### Problem statement
Your task is to repeat the entries exactly. Leave the pictures out.

Source data
━━━

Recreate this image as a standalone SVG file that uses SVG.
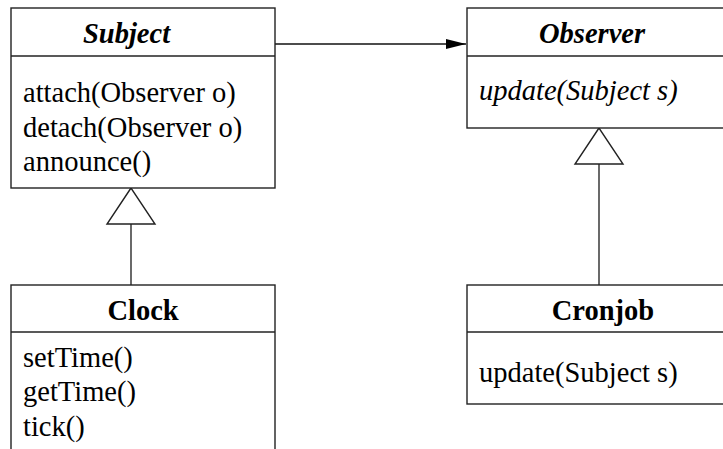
<svg xmlns="http://www.w3.org/2000/svg" width="723" height="449" viewBox="0 0 723 449">
<style>
.box{fill:#fff;stroke:#222;stroke-width:1.4}
.div{stroke:#222;stroke-width:1.4}
text{font-family:"Liberation Serif","Times New Roman",serif;font-size:28.5px;fill:#000}
.bi{font-weight:bold;font-style:italic}
.b{font-weight:bold}
.i{font-style:italic}
.conn{stroke:#444;stroke-width:1.6;fill:none}
.tri{fill:#fff;stroke:#222;stroke-width:1.4}
</style>
<defs>
<marker id="arr" markerWidth="20" markerHeight="10" refX="20" refY="5" orient="auto" markerUnits="userSpaceOnUse">
<path d="M0,0 L20,5 L0,10 Z" fill="#000"/>
</marker>
</defs>
<g id="connectors">
<line class="conn" x1="275" y1="44" x2="466" y2="44" marker-end="url(#arr)" style="stroke:#111"/>
<line class="conn" x1="131" y1="224" x2="131" y2="285"/>
<polygon class="tri" points="131,188 107,224 155,224"/>
<line class="conn" x1="599" y1="164" x2="599" y2="285"/>
<polygon class="tri" points="599,128 575,164 623,164"/>
</g>
<g id="subject">
<rect class="box" x="11" y="8" width="264" height="180"/>
<line class="div" x1="11" y1="56" x2="275" y2="56"/>
<text class="bi" x="83" y="43">Subject</text>
<text x="23" y="102">attach(Observer o)</text>
<text x="23" y="137">detach(Observer o)</text>
<text x="23" y="171">announce()</text>
</g>
<g id="observer">
<rect class="box" x="467" y="8" width="270" height="120"/>
<line class="div" x1="467" y1="56" x2="737" y2="56"/>
<text class="bi" x="539" y="43">Observer</text>
<text class="i" x="479" y="100">update(Subject s)</text>
</g>
<g id="clock">
<rect class="box" x="11" y="285" width="264" height="180"/>
<line class="div" x1="11" y1="332" x2="275" y2="332"/>
<text class="b" x="143" y="320" text-anchor="middle">Clock</text>
<text x="23" y="367">setTime()</text>
<text x="23" y="401">getTime()</text>
<text x="23" y="436">tick()</text>
</g>
<g id="cronjob">
<rect class="box" x="467" y="285" width="270" height="119"/>
<line class="div" x1="467" y1="332" x2="737" y2="332"/>
<text class="b" x="603" y="320" text-anchor="middle">Cronjob</text>
<text x="479" y="382">update(Subject s)</text>
</g>
</svg>
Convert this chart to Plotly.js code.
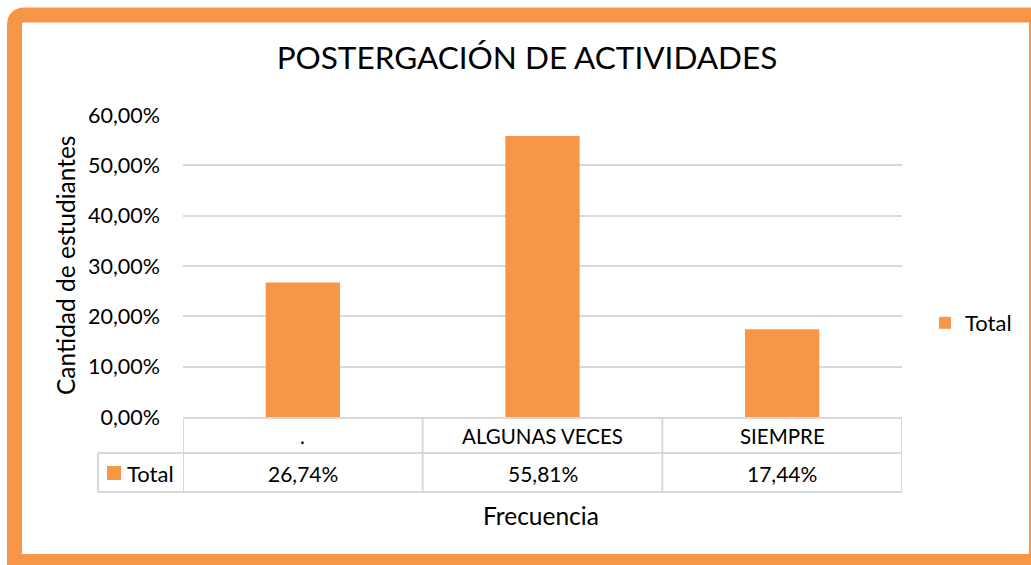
<!DOCTYPE html>
<html><head><meta charset="utf-8">
<script src="https://cdn.plot.ly/plotly-3.0.1.min.js"></script>
<style>html,body{margin:0;padding:0;background:#fff;}#chart{width:1031px;height:565px;}</style>
</head><body><div id="chart"></div>
<script>
const chartTitle = "POSTERGACIÓN DE ACTIVIDADES";
const categories = [".", "ALGUNAS VECES", "SIEMPRE"];
const seriesName = "Total";
const values = [0.2674, 0.5581, 0.1744];
const valueLabels = ["26,74%", "55,81%", "17,44%"];
const yTickVals = [0, 0.1, 0.2, 0.3, 0.4, 0.5, 0.6];
const yTickText = ["0,00%", "10,00%", "20,00%", "30,00%", "40,00%", "50,00%", "60,00%"];
const yTitle = "Cantidad de estudiantes";
const xTitle = "Frecuencia";

const W = 1031, H = 565;
const L = 183, R = 902, T = 115, B = 417;
const px = v => (v - L) / (R - L);
const py = v => (B - v) / (B - T);
const ORANGE = "#F79646";
const GRID = "#D9D9D9";
const FONT = "Lato, 'Open Sans', sans-serif";

const shapes = [];
const annotations = [];

// outer frame
shapes.push({
  type: "path", xref: "paper", yref: "paper", layer: "above",
  path: `M ${px(14.5)},${py(561.5)} L ${px(14.5)},${py(25)} Q ${px(14.5)},${py(15)} ${px(24.5)},${py(15)} L ${px(1036.5)},${py(15)} L ${px(1036.5)},${py(561.5)} Z`,
  line: {color: ORANGE, width: 15}, fillcolor: "rgba(0,0,0,0)"
});

// data table lines
const rowTop = 417, rowMid = 453, rowBot = 492, legLeft = 98;
const hline = (x0, x1, y) => shapes.push({type: "line", xref: "paper", yref: "paper", x0: px(x0), x1: px(x1), y0: py(y), y1: py(y), line: {color: GRID, width: 2}});
hline(legLeft, R, rowMid);
hline(legLeft, R, rowBot);
shapes.push({type: "line", xref: "paper", yref: "paper", x0: px(legLeft), x1: px(legLeft), y0: py(rowMid), y1: py(rowBot), line: {color: GRID, width: 2}});
for (let i = 0; i <= categories.length; i++) {
  shapes.push({type: "line", xref: "x", yref: "paper", x0: i - 0.5, x1: i - 0.5, y0: py(rowTop), y1: py(rowBot), line: {color: GRID, width: 2}});
}
// legend key in table
shapes.push({type: "rect", xref: "paper", yref: "paper", x0: px(107), x1: px(121), y0: py(480), y1: py(466), fillcolor: ORANGE, line: {width: 0}});
annotations.push({xref: "paper", yref: "paper", x: px(125), y: py(473), xanchor: "left", yanchor: "middle", text: seriesName, showarrow: false, font: {family: FONT, size: 22, color: "#000"}});

categories.forEach((c, i) => {
  annotations.push({xref: "x", yref: "paper", x: i, y: py(436), xanchor: "center", yanchor: "middle", text: c, showarrow: false, font: {family: FONT, size: 20.5, color: "#000"}});
  annotations.push({xref: "x", yref: "paper", x: i, y: py(473), xanchor: "center", yanchor: "middle", text: valueLabels[i], showarrow: false, font: {family: FONT, size: 21, color: "#000"}});
});

// axis titles
annotations.push({xref: "paper", yref: "paper", x: px(65), y: py(266), xanchor: "center", yanchor: "middle", textangle: -90, text: yTitle, showarrow: false, font: {family: FONT, size: 24.5, color: "#000"}});
annotations.push({xref: "paper", yref: "paper", x: px(541), y: py(515), xanchor: "center", yanchor: "middle", text: xTitle, showarrow: false, font: {family: FONT, size: 24.5, color: "#000"}});

const data = [{
  type: "bar", x: categories, y: values, name: seriesName,
  marker: {color: ORANGE}, width: 0.31, hoverinfo: "none"
}];

const layout = {
  width: W, height: H,
  margin: {l: L, r: W - R, t: T, b: H - B, pad: 0},
  paper_bgcolor: "#fff", plot_bgcolor: "#fff",
  font: {family: FONT, color: "#000"},
  title: {text: chartTitle, font: {family: FONT, size: 31.5, color: "#000"}, xref: "container", yref: "container", x: 527 / W, y: 1 - 58 / H, xanchor: "center", yanchor: "middle"},
  xaxis: {type: "category", range: [-0.5, 2.5], showticklabels: false, showgrid: false, zeroline: false, showline: true, linecolor: GRID, linewidth: 2, ticks: "", fixedrange: true},
  yaxis: {range: [0, 0.6], tickvals: yTickVals, ticktext: yTickText, showgrid: true, gridcolor: GRID, gridwidth: 2, zeroline: false, showline: false, ticks: "", ticklabelstandoff: 22, tickfont: {family: FONT, size: 21.5, color: "#000"}, fixedrange: true},
  showlegend: true,
  legend: {x: px(925), y: py(323), xref: "paper", yref: "paper", xanchor: "left", yanchor: "middle", font: {family: FONT, size: 22, color: "#000"}, bgcolor: "rgba(0,0,0,0)", itemwidth: 30},
  bargap: 0.69,
  shapes: shapes, annotations: annotations
};

Plotly.newPlot("chart", data, layout, {displayModeBar: false, staticPlot: true});
</script>
</body></html>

━━━

### Written response
Recreate this image as a standalone SVG file that uses SVG.
<svg xmlns="http://www.w3.org/2000/svg" width="723" height="449" viewBox="0 0 723 449">
<style>
.box{fill:#fff;stroke:#222;stroke-width:1.4}
.div{stroke:#222;stroke-width:1.4}
text{font-family:"Liberation Serif","Times New Roman",serif;font-size:28.5px;fill:#000}
.bi{font-weight:bold;font-style:italic}
.b{font-weight:bold}
.i{font-style:italic}
.conn{stroke:#444;stroke-width:1.6;fill:none}
.tri{fill:#fff;stroke:#222;stroke-width:1.4}
</style>
<defs>
<marker id="arr" markerWidth="20" markerHeight="10" refX="20" refY="5" orient="auto" markerUnits="userSpaceOnUse">
<path d="M0,0 L20,5 L0,10 Z" fill="#000"/>
</marker>
</defs>
<g id="connectors">
<line class="conn" x1="275" y1="44" x2="466" y2="44" marker-end="url(#arr)" style="stroke:#111"/>
<line class="conn" x1="131" y1="224" x2="131" y2="285"/>
<polygon class="tri" points="131,188 107,224 155,224"/>
<line class="conn" x1="599" y1="164" x2="599" y2="285"/>
<polygon class="tri" points="599,128 575,164 623,164"/>
</g>
<g id="subject">
<rect class="box" x="11" y="8" width="264" height="180"/>
<line class="div" x1="11" y1="56" x2="275" y2="56"/>
<text class="bi" x="83" y="43">Subject</text>
<text x="23" y="102">attach(Observer o)</text>
<text x="23" y="137">detach(Observer o)</text>
<text x="23" y="171">announce()</text>
</g>
<g id="observer">
<rect class="box" x="467" y="8" width="270" height="120"/>
<line class="div" x1="467" y1="56" x2="737" y2="56"/>
<text class="bi" x="539" y="43">Observer</text>
<text class="i" x="479" y="100">update(Subject s)</text>
</g>
<g id="clock">
<rect class="box" x="11" y="285" width="264" height="180"/>
<line class="div" x1="11" y1="332" x2="275" y2="332"/>
<text class="b" x="143" y="320" text-anchor="middle">Clock</text>
<text x="23" y="367">setTime()</text>
<text x="23" y="401">getTime()</text>
<text x="23" y="436">tick()</text>
</g>
<g id="cronjob">
<rect class="box" x="467" y="285" width="270" height="119"/>
<line class="div" x1="467" y1="332" x2="737" y2="332"/>
<text class="b" x="603" y="320" text-anchor="middle">Cronjob</text>
<text x="479" y="382">update(Subject s)</text>
</g>
</svg>
Convert this chart to Plotly.js code.
<!DOCTYPE html>
<html><head><meta charset="utf-8">
<script src="https://cdn.plot.ly/plotly-3.0.1.min.js"></script>
<style>html,body{margin:0;padding:0;background:#fff;}#chart{width:1031px;height:565px;}</style>
</head><body><div id="chart"></div>
<script>
const chartTitle = "POSTERGACIÓN DE ACTIVIDADES";
const categories = [".", "ALGUNAS VECES", "SIEMPRE"];
const seriesName = "Total";
const values = [0.2674, 0.5581, 0.1744];
const valueLabels = ["26,74%", "55,81%", "17,44%"];
const yTickVals = [0, 0.1, 0.2, 0.3, 0.4, 0.5, 0.6];
const yTickText = ["0,00%", "10,00%", "20,00%", "30,00%", "40,00%", "50,00%", "60,00%"];
const yTitle = "Cantidad de estudiantes";
const xTitle = "Frecuencia";

const W = 1031, H = 565;
const L = 183, R = 902, T = 115, B = 417;
const px = v => (v - L) / (R - L);
const py = v => (B - v) / (B - T);
const ORANGE = "#F79646";
const GRID = "#D9D9D9";
const FONT = "Lato, 'Open Sans', sans-serif";

const shapes = [];
const annotations = [];

// outer frame
shapes.push({
  type: "path", xref: "paper", yref: "paper", layer: "above",
  path: `M ${px(14.5)},${py(561.5)} L ${px(14.5)},${py(25)} Q ${px(14.5)},${py(15)} ${px(24.5)},${py(15)} L ${px(1036.5)},${py(15)} L ${px(1036.5)},${py(561.5)} Z`,
  line: {color: ORANGE, width: 15}, fillcolor: "rgba(0,0,0,0)"
});

// data table lines
const rowTop = 417, rowMid = 453, rowBot = 492, legLeft = 98;
const hline = (x0, x1, y) => shapes.push({type: "line", xref: "paper", yref: "paper", x0: px(x0), x1: px(x1), y0: py(y), y1: py(y), line: {color: GRID, width: 2}});
hline(legLeft, R, rowMid);
hline(legLeft, R, rowBot);
shapes.push({type: "line", xref: "paper", yref: "paper", x0: px(legLeft), x1: px(legLeft), y0: py(rowMid), y1: py(rowBot), line: {color: GRID, width: 2}});
for (let i = 0; i <= categories.length; i++) {
  shapes.push({type: "line", xref: "x", yref: "paper", x0: i - 0.5, x1: i - 0.5, y0: py(rowTop), y1: py(rowBot), line: {color: GRID, width: 2}});
}
// legend key in table
shapes.push({type: "rect", xref: "paper", yref: "paper", x0: px(107), x1: px(121), y0: py(480), y1: py(466), fillcolor: ORANGE, line: {width: 0}});
annotations.push({xref: "paper", yref: "paper", x: px(125), y: py(473), xanchor: "left", yanchor: "middle", text: seriesName, showarrow: false, font: {family: FONT, size: 22, color: "#000"}});

categories.forEach((c, i) => {
  annotations.push({xref: "x", yref: "paper", x: i, y: py(436), xanchor: "center", yanchor: "middle", text: c, showarrow: false, font: {family: FONT, size: 20.5, color: "#000"}});
  annotations.push({xref: "x", yref: "paper", x: i, y: py(473), xanchor: "center", yanchor: "middle", text: valueLabels[i], showarrow: false, font: {family: FONT, size: 21, color: "#000"}});
});

// axis titles
annotations.push({xref: "paper", yref: "paper", x: px(65), y: py(266), xanchor: "center", yanchor: "middle", textangle: -90, text: yTitle, showarrow: false, font: {family: FONT, size: 24.5, color: "#000"}});
annotations.push({xref: "paper", yref: "paper", x: px(541), y: py(515), xanchor: "center", yanchor: "middle", text: xTitle, showarrow: false, font: {family: FONT, size: 24.5, color: "#000"}});

const data = [{
  type: "bar", x: categories, y: values, name: seriesName,
  marker: {color: ORANGE}, width: 0.31, hoverinfo: "none"
}];

const layout = {
  width: W, height: H,
  margin: {l: L, r: W - R, t: T, b: H - B, pad: 0},
  paper_bgcolor: "#fff", plot_bgcolor: "#fff",
  font: {family: FONT, color: "#000"},
  title: {text: chartTitle, font: {family: FONT, size: 31.5, color: "#000"}, xref: "container", yref: "container", x: 527 / W, y: 1 - 58 / H, xanchor: "center", yanchor: "middle"},
  xaxis: {type: "category", range: [-0.5, 2.5], showticklabels: false, showgrid: false, zeroline: false, showline: true, linecolor: GRID, linewidth: 2, ticks: "", fixedrange: true},
  yaxis: {range: [0, 0.6], tickvals: yTickVals, ticktext: yTickText, showgrid: true, gridcolor: GRID, gridwidth: 2, zeroline: false, showline: false, ticks: "", ticklabelstandoff: 22, tickfont: {family: FONT, size: 21.5, color: "#000"}, fixedrange: true},
  showlegend: true,
  legend: {x: px(925), y: py(323), xref: "paper", yref: "paper", xanchor: "left", yanchor: "middle", font: {family: FONT, size: 22, color: "#000"}, bgcolor: "rgba(0,0,0,0)", itemwidth: 30},
  bargap: 0.69,
  shapes: shapes, annotations: annotations
};

Plotly.newPlot("chart", data, layout, {displayModeBar: false, staticPlot: true});
</script>
</body></html>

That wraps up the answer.